Title: Influence of machine and material variables on fundamental rheological properties of rubber mixes
Authors: Basir, Kamarul B. bin
Issue Date: 1985
Publisher: © Kamarul Baharain bin Basir
Abstract: In rubber product manufacturing the processability of a compound is highly dependent upon the internal mixing operation. The mixer operating variables and the ingredients of the compound influence strongly the quality of the compound coming out from the mixer. In this study, which is based on a natural rubber compound, a total of eight variables, comprising five mixer variables and three material variables were changed systematically using a statistical experimental design technique; and the resulting rheological properties and carbon black dispersion levels of the mixed batches were evaluated. A prototype variable speed rotational viscometer known, as the TMS rheometer, was used in investigating the flow properties and wall slip behaviour of the rubber compounds. Rheological characterization of these compounds was based on the power-law dashpot Maxwell mechanical model.
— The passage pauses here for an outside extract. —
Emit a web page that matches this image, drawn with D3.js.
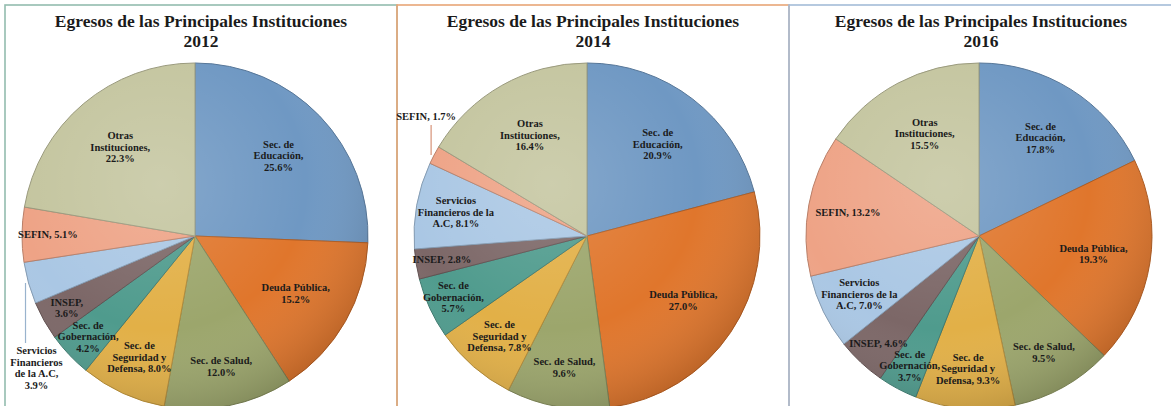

In addition, dark field reflected light microscopy (DFRLM) system was utilised in determining the carbon black dispersion level of the compounds. A second order polynomial function was used to model the relationship between the measured properties of the rubber mixes and the independent variables. A statistical computer package performed curvilinear regression analysis for such a multivariable process. A newly developed technique, known as Interactive Graphics for Process Simulation, enables the measured responses to be represented pictorially in the form of shading diagrams. By inspecting the shading diagrams, the responses can be correlated with one another, consequently establishing an optimum level of the mixer operating variables and the material variables, for meeting both the process productivity and mixed product specification objectives.
Description: A Doctoral Thesis. Submitted in partial fulfilment of the requirements for the award of Doctor of Philosophy of Loughborough University.